Here’s another example:

It’s a cyborg ninja, battling a giant robot that looks and acts like a dinosaur, with a sword known as a high-frequency blade (for visual purposes, it’s essentially a katana, which means Japanese sword), backed by an electro-metal (?) soundtrack that knows that holding back the vocal track until it kicks into the climax of the fight just makes things that much sicker, topped off with a cool sheathing-the-sword-with-my-back-to-the-explosions pose to close the scene.

(Run-on sentence? You’re goddamn right I’m using a run-on sentence. It’s the least I could do to describe… that.)

The key here is that it’s all presented straight. No nudge-nudge wink-wink “hehe it’s kinda wacky and kooky isn’t it hehe” awareness in the delivery. This allows the audience to make their own judgment call: take it straight, or choose to see the ridiculous elements.

The beauty of this is that it isn’t a mutually-exclusive choice. You can enjoy it both as a soooooo coooooool cyborg vs. giant robot fight, and as a hilarious commentary on cliched elements in Japanese pop culture narrative subtexts and you know what I’m just throwing words together but you get my point. And you can do both simultaneously.

The MGS series isn’t the only one that does this. The Devil May Cry and Yakuza series are also amazing at this balancing act.

Dunkey sums up the contrast good…
… he sums it up real good.

(But I don’t agree with his review; buy Yakuza 0 and try it for yourself, I guarantee you’ll be crying at the end, the story’s great)

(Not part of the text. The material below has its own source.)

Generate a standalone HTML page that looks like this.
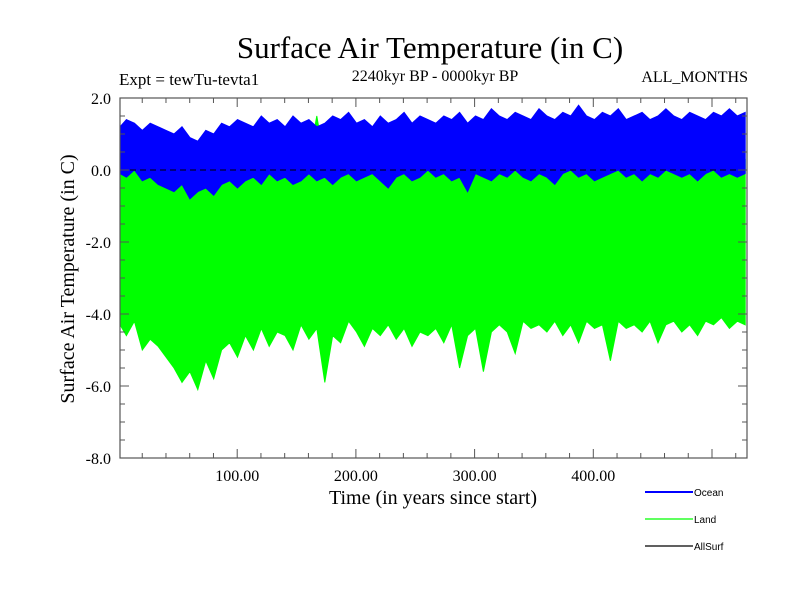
<!DOCTYPE html>
<html><head><meta charset="utf-8"><style>
body{margin:0;background:#fff;width:800px;height:600px;overflow:hidden}
svg{display:block}
</style></head><body>
<svg id="chart" width="800" height="600" xmlns="http://www.w3.org/2000/svg">
<text x="430" y="58" text-anchor="middle" font-family="Liberation Serif, serif" font-size="31">Surface Air Temperature (in C)</text>
<text x="435" y="81" text-anchor="middle" font-family="Liberation Serif, serif" font-size="16">2240kyr BP - 0000kyr BP</text>
<text x="119" y="85" font-family="Liberation Serif, serif" font-size="17">Expt = tewTu-tevta1</text>
<text x="748" y="82" text-anchor="end" font-family="Liberation Serif, serif" font-size="16">ALL_MONTHS</text>
<text transform="translate(74,279) rotate(-90)" text-anchor="middle" font-family="Liberation Serif, serif" font-size="20">Surface Air Temperature (in C)</text>
<text x="433" y="504" text-anchor="middle" font-family="Liberation Serif, serif" font-size="20">Time (in years since start)</text>
<g id="plot"></g>
<g id="axes"></g>
<g font-family="Liberation Sans, sans-serif" font-size="10">
<line x1="645" y1="492" x2="693" y2="492" stroke="#0000ff" stroke-width="2"/>
<text x="694" y="496">Ocean</text>
<line x1="645" y1="519" x2="693" y2="519" stroke="#00ff00" stroke-width="1.2"/>
<text x="694" y="523">Land</text>
<line x1="645" y1="546" x2="693" y2="546" stroke="#000" stroke-width="1.2"/>
<text x="694" y="550">AllSurf</text>
</g>
</svg>
<script>
const yTicks=[2.0,0.0,-2.0,-4.0,-6.0,-8.0];
const yTickLabels=["2.0","0.0","-2.0","-4.0","-6.0","-8.0"];
const xTicks=[100,200,300,400];
const xTickLabels=["100.00","200.00","300.00","400.00"];
const years=[0,528];
const landMin=[-4.3,-4.6,-4.2,-5.0,-4.7,-4.9,-5.2,-5.5,-5.9,-5.6,-6.1,-5.3,-5.8,-5.0,-4.8,-5.2,-4.6,-5.0,-4.4,-4.9,-4.5,-4.6,-5.0,-4.3,-4.7,-4.4,-5.9,-4.6,-4.8,-4.2,-4.5,-4.9,-4.4,-4.6,-4.3,-4.7,-4.4,-4.9,-4.5,-4.6,-4.4,-4.8,-4.3,-5.5,-4.6,-4.4,-5.6,-4.5,-4.3,-4.5,-5.1,-4.2,-4.4,-4.3,-4.5,-4.2,-4.6,-4.3,-4.8,-4.2,-4.4,-4.3,-5.3,-4.2,-4.4,-4.3,-4.5,-4.2,-4.8,-4.3,-4.2,-4.5,-4.3,-4.6,-4.2,-4.3,-4.1,-4.4,-4.2,-4.3];
const landMax=[0.2,0.1,0.3,0.0,0.2,0.1,0.0,-0.1,0.1,-0.2,0.0,0.1,-0.1,0.2,0.1,0.0,0.2,0.1,0.3,0.2,0.1,0.3,0.2,0.1,0.3,1.5,0.2,0.1,0.3,0.2,0.1,0.3,0.2,0.4,0.1,0.3,0.2,0.1,0.3,0.2,0.4,0.2,0.3,0.1,0.2,0.4,0.3,0.2,0.3,0.4,0.2,0.3,0.4,0.2,0.3,0.5,0.3,0.2,0.4,0.3,0.5,0.3,0.2,0.4,0.3,0.5,0.3,0.2,0.4,0.3,0.5,0.3,0.4,0.2,0.4,0.3,0.5,0.3,0.4,0.3];
const oceanMax=[1.2,1.4,1.3,1.1,1.3,1.2,1.1,1.0,1.2,0.9,0.8,1.1,1.0,1.3,1.2,1.4,1.3,1.2,1.5,1.3,1.4,1.2,1.5,1.3,1.4,1.2,1.3,1.5,1.4,1.6,1.3,1.4,1.2,1.5,1.3,1.4,1.6,1.3,1.5,1.4,1.3,1.5,1.4,1.6,1.3,1.5,1.4,1.7,1.5,1.4,1.6,1.5,1.4,1.7,1.5,1.4,1.6,1.5,1.8,1.5,1.4,1.6,1.5,1.7,1.4,1.5,1.6,1.4,1.5,1.7,1.5,1.4,1.6,1.5,1.4,1.6,1.5,1.7,1.5,1.6];
const oceanMin=[-0.1,-0.2,0.0,-0.3,-0.2,-0.4,-0.5,-0.6,-0.4,-0.8,-0.6,-0.5,-0.7,-0.4,-0.3,-0.5,-0.3,-0.2,-0.4,-0.1,-0.3,-0.2,-0.4,-0.3,-0.1,-0.3,-0.2,-0.4,-0.2,-0.1,-0.3,-0.2,-0.1,-0.3,-0.5,-0.2,-0.1,-0.3,-0.2,0.0,-0.2,-0.1,-0.3,-0.2,-0.6,-0.1,-0.2,-0.3,-0.1,-0.2,0.0,-0.2,-0.3,-0.1,-0.2,-0.4,-0.1,0.0,-0.2,-0.1,-0.3,-0.2,-0.1,0.0,-0.2,-0.1,-0.3,-0.1,-0.2,0.0,-0.1,-0.2,-0.1,-0.3,-0.1,0.0,-0.2,-0.1,-0.2,-0.1];

const L=120,R=747,T=98,B=458;
const X0=118.5,PX=1.187;
function xs(v){return Math.max(L,Math.min(R,X0+v*PX));}
function ys(v){return T+(2-v)*(B-T)/10;}
const NS="http://www.w3.org/2000/svg";
const plot=document.getElementById('plot'),axes=document.getElementById('axes');
function mk(tag,attrs,parent){const e=document.createElementNS(NS,tag);for(const k in attrs)e.setAttribute(k,attrs[k]);parent.appendChild(e);return e;}
function yearAt(i,n){return years[0]+(years[1]-years[0])*i/(n-1);}
function band(lo,hi,color){
  let d='';const n=hi.length;
  for(let i=0;i<n;i++)d+=(i?'L':'M')+xs(yearAt(i,n)).toFixed(1)+','+ys(hi[i]).toFixed(1);
  for(let i=n-1;i>=0;i--)d+='L'+xs(yearAt(i,n)).toFixed(1)+','+ys(lo[i]).toFixed(1);
  return mk('path',{d:d+'Z',fill:color,stroke:color,'stroke-width':1},plot);
}
const land=band(landMin,landMax,'#00ff00');


const ocean=band(oceanMin,oceanMax,'#0000ff');


const zl=mk('line',{x1:L,x2:R,y1:ys(0),y2:ys(0),stroke:'#000','stroke-width':1,'stroke-dasharray':'6,4'},plot);



const frame=mk('rect',{x:L,y:T,width:R-L,height:B-T,fill:'none',stroke:'#555','stroke-width':1.2},axes);


// y ticks
for(let v=-8;v<=2.001;v+=0.5){
  const y=ys(v),major=Math.abs(v/2-Math.round(v/2))<1e-6,len=major?9:5;
  mk('line',{x1:L,x2:L+len,y1:y,y2:y,stroke:'#555'},axes);
  mk('line',{x1:R,x2:R-len,y1:y,y2:y,stroke:'#555'},axes);
}
yTicks.forEach((v,i)=>{
  const t=mk('text',{x:L-9,y:ys(v)+6,'text-anchor':'end','font-family':'Liberation Serif, serif','font-size':16},axes);
  t.textContent=yTickLabels[i];
  
  
});
for(let v=20;v<=520;v+=20){
  const x=X0+v*PX,major=v%100===0,len=major?9:5;
  mk('line',{x1:x,x2:x,y1:B,y2:B-len,stroke:'#555'},axes);
  mk('line',{x1:x,x2:x,y1:T,y2:T+len,stroke:'#555'},axes);
}
xTicks.forEach((v,i)=>{
  const t=mk('text',{x:X0+v*PX,y:B+23,'text-anchor':'middle','font-family':'Liberation Serif, serif','font-size':16},axes);
  t.textContent=xTickLabels[i];
  
  
});
</script>
</body></html>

To me, games like these are representative of life itself – neither 100% serious nor 100% fun, an amalgamation of emotions largely out of our control.

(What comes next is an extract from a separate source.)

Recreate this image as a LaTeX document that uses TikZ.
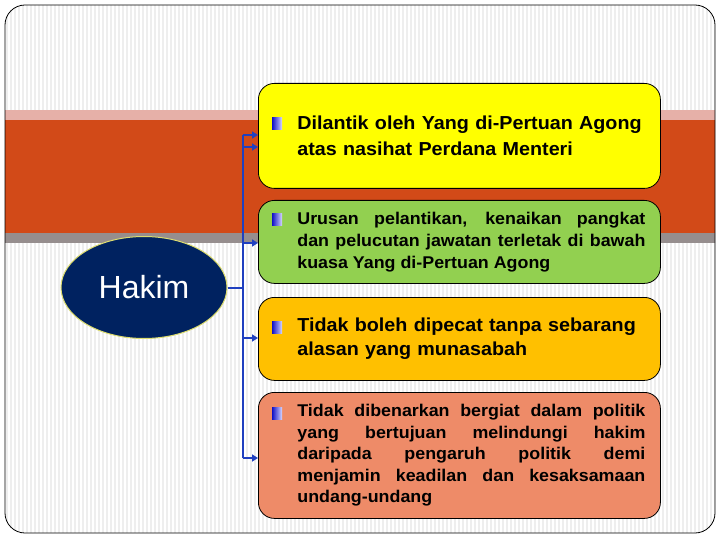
\documentclass[tikz,border=0pt]{standalone}
\usepackage{fontspec}
\setmainfont{Liberation Sans}
\newfontfamily\boxfont[FakeStretch=1.05]{Liberation Sans}
\usetikzlibrary{arrows.meta,shapes.geometric}
\definecolor{bandred}{RGB}{210,74,24}
\definecolor{bandpink}{RGB}{230,176,168}
\definecolor{bandgrey}{RGB}{150,142,142}
\definecolor{navy}{RGB}{0,34,96}
\definecolor{ellborder}{RGB}{220,220,110}
\definecolor{conblue}{RGB}{32,64,192}
\definecolor{boxyellow}{RGB}{255,255,0}
\definecolor{boxgreen}{RGB}{146,208,80}
\definecolor{boxorange}{RGB}{255,192,0}
\definecolor{boxsalmon}{RGB}{238,139,104}
\definecolor{stripe}{RGB}{238,238,238}
\definecolor{buldark}{RGB}{16,16,200}
\definecolor{bullight}{RGB}{215,215,255}
\hyphenpenalty=10000
\exhyphenpenalty=10000
\begin{document}
\begin{tikzpicture}[x=1pt,y=-1pt,
  card/.style={draw=black, line width=0.8pt, rounded corners=16pt, minimum width=402pt, anchor=north west, inner sep=0pt},
  bigtxt/.style={font=\boxfont\bfseries\fontsize{18.8}{26}\selectfont, text width=348pt, inner sep=0pt, align=left},
  smalltxt/.style={font=\boxfont\bfseries\fontsize{17}{22}\selectfont, text width=348pt, inner sep=0pt, align=justify},
  bul/.style={minimum width=10pt, minimum height=12pt, inner sep=0pt, left color=buldark, right color=bullight},
  link/.style={draw=conblue, line width=2pt},
  tip/.style={link, -{Triangle[length=6pt,width=7pt]}}
]
\useasboundingbox (0,0) rectangle (720,540);
% background
\begin{scope}
\clip[rounded corners=20pt] (5,5) rectangle (715,533);
\fill[white] (5,5) rectangle (715,533);
\foreach \x in {7,11,...,715} \draw[stripe, line width=1.2pt] (\x,5) -- (\x,533);
\fill[bandpink] (5,110) rectangle (716,120);
\fill[bandred] (5,120) rectangle (716,233);
\fill[bandgrey] (5,233) rectangle (716,243);
\end{scope}
\draw[rounded corners=20pt, line width=0.8pt] (5,5) rectangle (715,533);

% boxes
\node[card, fill=boxyellow, minimum height=105pt] (yellow) at (258,83) {};
\node[card, fill=boxgreen, minimum height=83pt] (green) at (258,200) {};
\node[card, fill=boxorange, minimum height=83pt] (orange) at (258,297) {};
\node[card, fill=boxsalmon, minimum height=126pt] (salmon) at (258,392) {};

\node[bigtxt] (t1) at ([xshift=12pt]yellow.center) {Dilantik oleh Yang di-Pertuan Agong\\atas nasihat Perdana Menteri};
\node[smalltxt] (t2) at ([xshift=12pt]green.center) {Urusan pelantikan, kenaikan pangkat\linebreak dan pelucutan jawatan terletak di bawah\linebreak kuasa Yang di-Pertuan Agong};
\node[bigtxt, font=\boxfont\bfseries\fontsize{18.8}{24}\selectfont] (t3) at ([xshift=12pt]orange.center) {Tidak boleh dipecat tanpa sebarang\\alasan yang munasabah};
\node[smalltxt, font=\boxfont\bfseries\fontsize{17}{21.5}\selectfont] (t4) at ([xshift=12pt]salmon.center) {Tidak dibenarkan bergiat dalam politik\linebreak yang bertujuan melindungi hakim\linebreak daripada pengaruh politik demi\linebreak menjamin keadilan dan kesaksamaan\linebreak undang-undang};

\node[bul] (b1) at (277,124) {};
\node[bul] (b2) at (277,220) {};
\node[bul] (b3) at (277,327) {};
\node[bul] (b4) at (277,413) {};

% Hakim
\node[ellipse, draw=ellborder, fill=navy, line width=1pt, minimum width=166pt, minimum height=102pt, inner sep=0pt, text=white, font=\fontsize{32}{38}\selectfont] (hakim) at (144,287.5) {Hakim};

% connectors
\coordinate (jtop) at (243,135);
\coordinate (jy2) at (243,147);
\coordinate (jg) at (243,243);
\coordinate (jo) at (243,338);
\coordinate (jbot) at (243,458);
\draw[link] (hakim.east) -- (hakim.east -| jtop);
\draw[link] (jtop) -- (jbot);
\draw[tip] (jtop) -- (yellow.west |- jtop);
\draw[tip] (jy2) -- (yellow.west |- jy2);
\draw[tip] (jg) -- (green.west |- jg);
\draw[tip] (jo) -- (orange.west |- jo);
\draw[tip] (jbot) -- (salmon.west |- jbot);
\end{tikzpicture}
\end{document}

There’s another facet to all this too: there’s a certain dignity that comes with enjoying things to the fullest, in a very innocent, 10-year-old-kid way, even if they’re really niche, somewhat weird things.

Especially if they’re really niche, somewhat weird things.

It’s a form of honesty, which is refreshing in a world that judges you for everything from your clothes to the food you eat.

Of course, it helps that these are good games. But even if they weren’t, the fact that the humour and storytelling of these games come from a pure “I just want you to enjoy yourself” kind of place, means that you can’t help but be touched.

More than anything else, it’s real. And perhaps that’s what matters the most.